Open Ovid opened this issue 3 years ago • 0 comments

Hi there. With tied hashes, the output appears to be incorrect. I've included a _data_printer method in my class and all values are reported as being the same as the first value:

For this minimal test case, I've created a simple tied hash which calls scalar reverse on all hash values before storing them. I then dump two identical hashes, with the first hash being tied. The second hash is built with the values of the first.

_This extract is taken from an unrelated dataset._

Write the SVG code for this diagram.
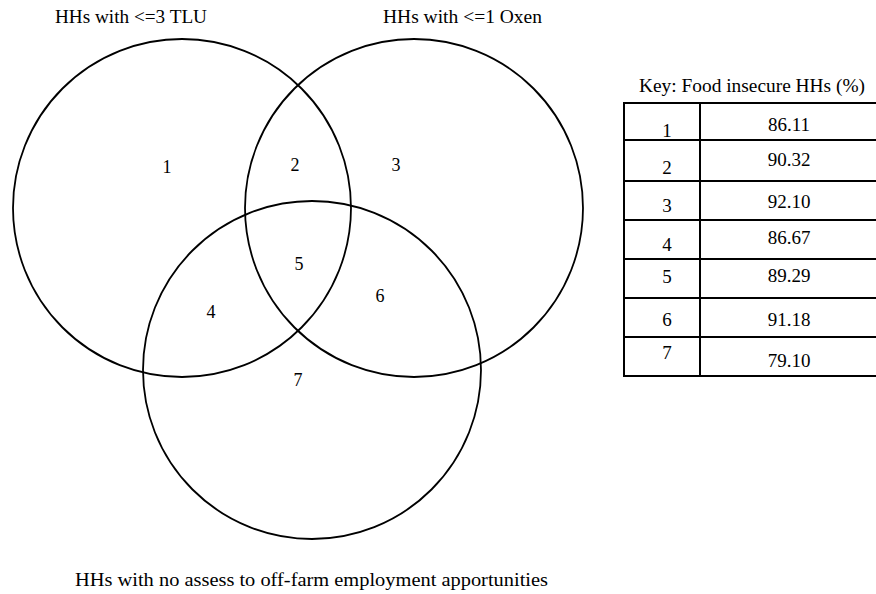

The output is:

{
    first    4321,
    second   var{first},
    third    var{first}
} (tied to Tie::Me::Up)
{
    first    4321,
    second   "DCBA",
    third    "?ftw"
}

Here's my sample code:

#!/usr/bin/env perl

use warnings;
use Data::Printer;

package Tie::Me::Up {
    use v5.20.0;
    use feature 'signatures';
    no warnings 'experimental::signatures';

    sub TIEHASH ( $class, $generator ) {
        return bless {
            generator => $generator,
            hash      => {},
        }, $class;
    }

    sub FETCH ( $self, $key ) {
        return $self->{hash}{$key};
    }

    sub STORE ( $self, $key, $value ) {
        $self->{hash}{$key} = $self->{generator}->($value);
    }

    sub DELETE ( $self, $key ) {
        return delete $self->{hash}{$key};
    }

    sub CLEAR ($self) {
        $self->{hash} = {};
    }

    sub EXISTS ( $self, $key ) {
        return exists $self->{hash}{$key};
    }

    sub FIRSTKEY ($self) {
        keys %{ $self->{hash} };    # reset each() iterator
        each %{ $self->{hash} };
    }

    # lastkey is here for documentation, but we don't use it
    sub NEXTKEY ( $self, $lastkey ) {
        return each %{ $self->{hash} };
    }

    sub SCALAR ($self) {
        return scalar keys %{ $self->{hash} };
    }

    sub _data_printer ( $self, @ ) {

        # it doesn't matter if I return a list or a hashref
        # return %{ $self->{hash} };
        return $self->{hash};
    }

    # DESTROY this is not needed
    # UNTIE this is not needed
}

sub munger {
    my ( $key, @args ) = @_;
    return "Stored: " . join '-', $key, @args;
}

tie my %hash, 'Tie::Me::Up', sub { return scalar reverse $_[0] };
$hash{first}  = '1234';
$hash{second} = 'ABCD';
$hash{third}  = 'wtf?';
my %hash_2 = (
    first  => $hash{first},
    second => $hash{second},
    third  => $hash{third},
);
p %hash;
p %hash_2;

Note that Tie::Me::Up includes several methods not needed for this example, but I wanted to be complete, in case you needed to test other scenarios.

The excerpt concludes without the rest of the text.